Secondo le stime ANFIA, l’associazione della filiera industriale dell’auto, nel nostro Paese la produzione domestica di autoveicoli, pari a 591.000 unità, ha chiuso il 2024 con la perdita record di quasi un terzo dei volumi (-32,3%), mentre per il 2025 la previsione è di un calo ulteriore (circa 500 mila unità, -15,5%). Numeri drammatici considerando che nel 1997 furono 1.827.000 gli autoveicoli costruiti in Italia, più di 1 milione e 500 mila dei quali uscirono dalle fabbriche Fiat. Lo scorso anno invece negli stabilimenti del Gruppo Stellantis ne sono stati prodotti appena 476.000. Come accennato all’inizio, non si tratta di una crisi di domanda. Nel 2024 a livello mondiale sono stati acquistati 96,2 milioni di autoveicoli, con una crescita del 2,8% rispetto al 2023 e del 3,6% rispetto al 2019, confermando, quindi, la tendenza a un ritorno alla normalità dopo la pandemia, la crisi dei semiconduttori e i rincari energetici.
Un cambiamento strutturale si rileva, tuttavia, nella distribuzione geografica, visto che il baricentro dell’industria automobilistica mondiale si sposta sempre più verso l’Asia, con la Cina (+4,5%) che rappresenta quasi un terzo del mercato globale. E con l’India (+3%) in crescita, mentre Europa (+1,5% in EU27+UK), Giappone (-7,5%) e Nord America (+3,1%) perdono progressivamente peso relativo a livello globale.

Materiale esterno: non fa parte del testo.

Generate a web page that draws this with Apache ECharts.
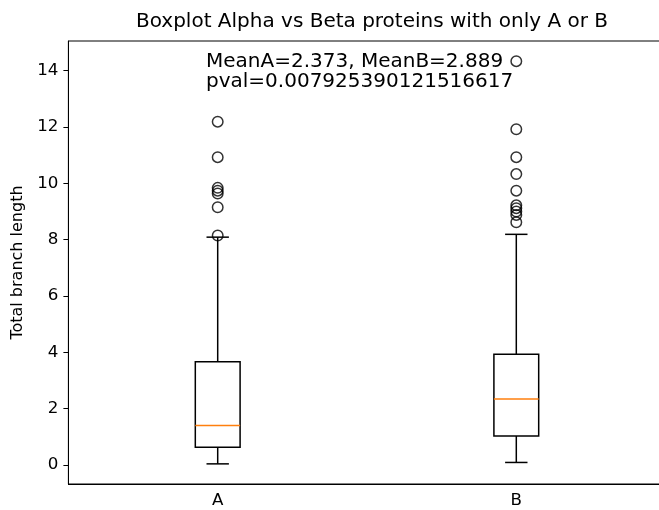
<!DOCTYPE html>
<html>
<head>
<meta charset="utf-8">
<script src="https://cdn.jsdelivr.net/npm/echarts@6/dist/echarts.min.js"></script>
<style>
  html, body { margin: 0; padding: 0; background: #fff; overflow: hidden; }
  /* the plot frame runs slightly past the right edge of the window */
  #chart { width: 666px; height: 510px; }
</style>
</head>
<body>
<div id="chart"></div>
<script>
// Groups and five-number summaries
const categories = ['A', 'B'];
const lowerWhisker = [0.04, 0.09];
const q1 = [0.63, 1.03];
const median = [1.40, 2.34];
const q3 = [3.67, 3.93];
const upperWhisker = [8.09, 8.19];

// Points beyond the whiskers
const outliersA = [8.15, 9.15, 9.64, 9.74, 9.84, 10.93, 12.19];
const outliersB = [8.62, 8.88, 9.0, 9.12, 9.22, 9.74, 10.33, 10.93, 11.92, 14.34];

const yTicks = [0, 2, 4, 6, 8, 10, 12, 14];

const titleText = 'Boxplot Alpha vs Beta proteins with only A or B';
const statsText = 'MeanA=2.373, MeanB=2.889\npval=0.007925390121516617';

const FONT = 'DejaVu Sans';

const boxData = categories.map((c, i) => [i, lowerWhisker[i], q1[i], median[i], q3[i], upperWhisker[i]]);
const flierData = [];
outliersA.forEach(v => flierData.push([0, v]));
outliersB.forEach(v => flierData.push([1, v]));

function renderBox(params, api) {
  const x = api.value(0);
  const band = api.size([1, 0])[0];
  const boxW = band * 0.15;
  const capW = boxW / 2;
  const cx = api.coord([x, 0])[0];
  const yLow = api.coord([x, api.value(1)])[1];
  const yQ1 = api.coord([x, api.value(2)])[1];
  const yMed = api.coord([x, api.value(3)])[1];
  const yQ3 = api.coord([x, api.value(4)])[1];
  const yHigh = api.coord([x, api.value(5)])[1];
  const stroke = { stroke: '#000', lineWidth: 1.5, fill: null };
  return {
    type: 'group',
    children: [
      { type: 'line', shape: { x1: cx, y1: yQ1, x2: cx, y2: yLow }, style: stroke },
      { type: 'line', shape: { x1: cx, y1: yQ3, x2: cx, y2: yHigh }, style: stroke },
      { type: 'line', shape: { x1: cx - capW / 2, y1: yLow, x2: cx + capW / 2, y2: yLow }, style: stroke },
      { type: 'line', shape: { x1: cx - capW / 2, y1: yHigh, x2: cx + capW / 2, y2: yHigh }, style: stroke },
      { type: 'rect', shape: { x: cx - boxW / 2, y: yQ3, width: boxW, height: yQ1 - yQ3 }, style: { stroke: '#000', lineWidth: 1.5, fill: 'none' } },
      { type: 'line', shape: { x1: cx - boxW / 2, y1: yMed, x2: cx + boxW / 2, y2: yMed }, style: { stroke: '#ff7f0e', lineWidth: 1.5 } }
    ]
  };
}

const chart = echarts.init(document.getElementById('chart'), null, { renderer: 'canvas' });
chart.setOption({
  animation: false,
  backgroundColor: '#fff',
  title: {
    text: titleText,
    left: 367, top: 7, textAlign: 'center',
    textStyle: { fontFamily: FONT, fontSize: 20, fontWeight: 'normal', color: '#000' }
  },
  grid: {
    left: 68.4, top: 41, right: 0.4, bottom: 26,
    show: true, borderColor: '#000', borderWidth: 1, backgroundColor: 'transparent'
  },
  xAxis: {
    type: 'category',
    data: categories,
    boundaryGap: true,
    axisLine: { onZero: false, lineStyle: { color: '#000', width: 1 } },
    axisTick: { alignWithLabel: true, length: 5, lineStyle: { color: '#000' } },
    axisLabel: { margin: 8, color: '#000', fontFamily: FONT, fontSize: 16.7 },
    splitLine: { show: false }
  },
  yAxis: {
    type: 'value',
    min: -0.675, max: 15.055,
    name: 'Total branch length',
    nameLocation: 'middle',
    nameGap: 36,
    nameTextStyle: { fontFamily: FONT, fontSize: 16, color: '#000' },
    axisLine: { show: true, lineStyle: { color: '#000', width: 1 } },
    axisTick: { show: true, length: 5, customValues: yTicks, lineStyle: { color: '#000' } },
    axisLabel: { customValues: yTicks, margin: 10, color: '#000', fontFamily: FONT, fontSize: 16.7 },
    splitLine: { show: false }
  },
  series: [
    {
      type: 'custom',
      renderItem: renderBox,
      encode: { x: 0, y: [1, 2, 3, 4, 5] },
      data: boxData,
      z: 2
    },
    {
      type: 'scatter',
      data: flierData,
      symbol: 'circle',
      symbolSize: 10.5,
      itemStyle: { color: 'rgba(0,0,0,0)', borderColor: '#000', borderWidth: 1.5 },
      z: 3
    }
  ],
  graphic: [
    {
      type: 'text',
      left: 206, top: 51.5,
      style: {
        text: statsText,
        font: '20px "DejaVu Sans"',
        fill: '#000',
        lineHeight: 20
      }
    }
  ]
});
</script>
</body>
</html>
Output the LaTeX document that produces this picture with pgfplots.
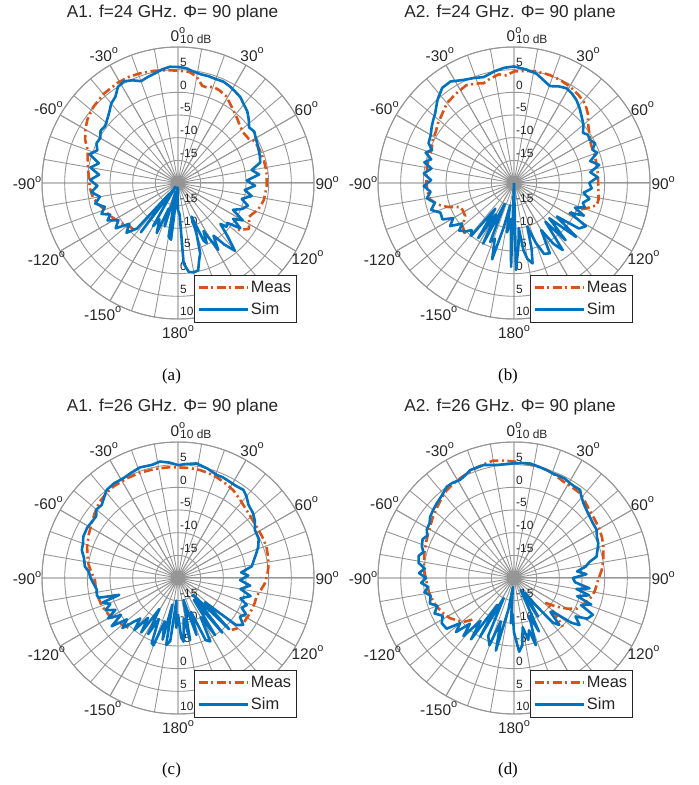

Nello studio di Oliver Wyman, gli analisti sottolineano che “la manodopera costituisce in genere dal 65% al 70% dei costi di conversione totali”. Quelli necessari, cioè, per arrivare a un’auto pronta alla vendita. Quindi non solo quelli della manodopera (salari, pensioni, assistenza sanitaria) ma anche quelli complessivi di fabbricazione, dall’energia elettrica all’ammortamento degli impianti e alla manutenzione dei macchinari, escludendo materie prime come acciaio, batterie, componenti elettronici.
L’indagine premia il Marocco, dove il Gruppo Renault oggi produce tre modelli a marchio Dacia (Jogger, Sandero e Logan) negli stabilimenti di Tangeri e Casablanca. E dove Stellantis, a Kenitra, oggi fa nascere la Citroen Ami e la Fiat Topolino. Mentre ha già in previsione di produrre, sempre nella fabbrica di Kenitra, le future Fiat Giga Panda e Panda Fastback, oltre ai suoi futuri motori ibridi.
Se per la Cina lo studio indica per ogni veicolo prodotto un costo medio del lavoro di 585 dollari (501 euro), grazie a bassi salari e alta efficienza, e sfruttando stabilimenti nuovi, migliori catene di approvvigionamento ed elevati volumi di produzione, un’autovettura in Marocco costa solo 106 dollari di media (91 euro), seguiti dai 206 per la Romania, dai 305 per il Messico, dai 414 per la Turchia. In Italia siamo a 2.100 dollari (1.800 euro), dopo i 1.600 della Francia e meno dei 2.300 del Regno Unito e dei 3.300 della Germania.
Per comprendere la differenza rispetto al costo del lavoro in Europa, basta considerare che Audi, Bmw, Mercedes e Jaguar Land Rover hanno una media per veicolo di 2.232 dollari, che sale a 3.307 per i soli tedeschi. Le cause? “Elevati costi di produzione, progettazione complessa, processi di produzione avanzati e una forte presenza sindacale”, spiega la ricerca. Seguono i costruttori di sole auto elettriche, dalle start up a Tesla, che pur non operando con “contratti di lavoro organizzati”, hanno un costo medio per veicolo da 1.502 a ben 13.291 dollari, forchetta enorme dovuta a “elevati costi di produzione per veicolo a causa dei bassi volumi di produzione”.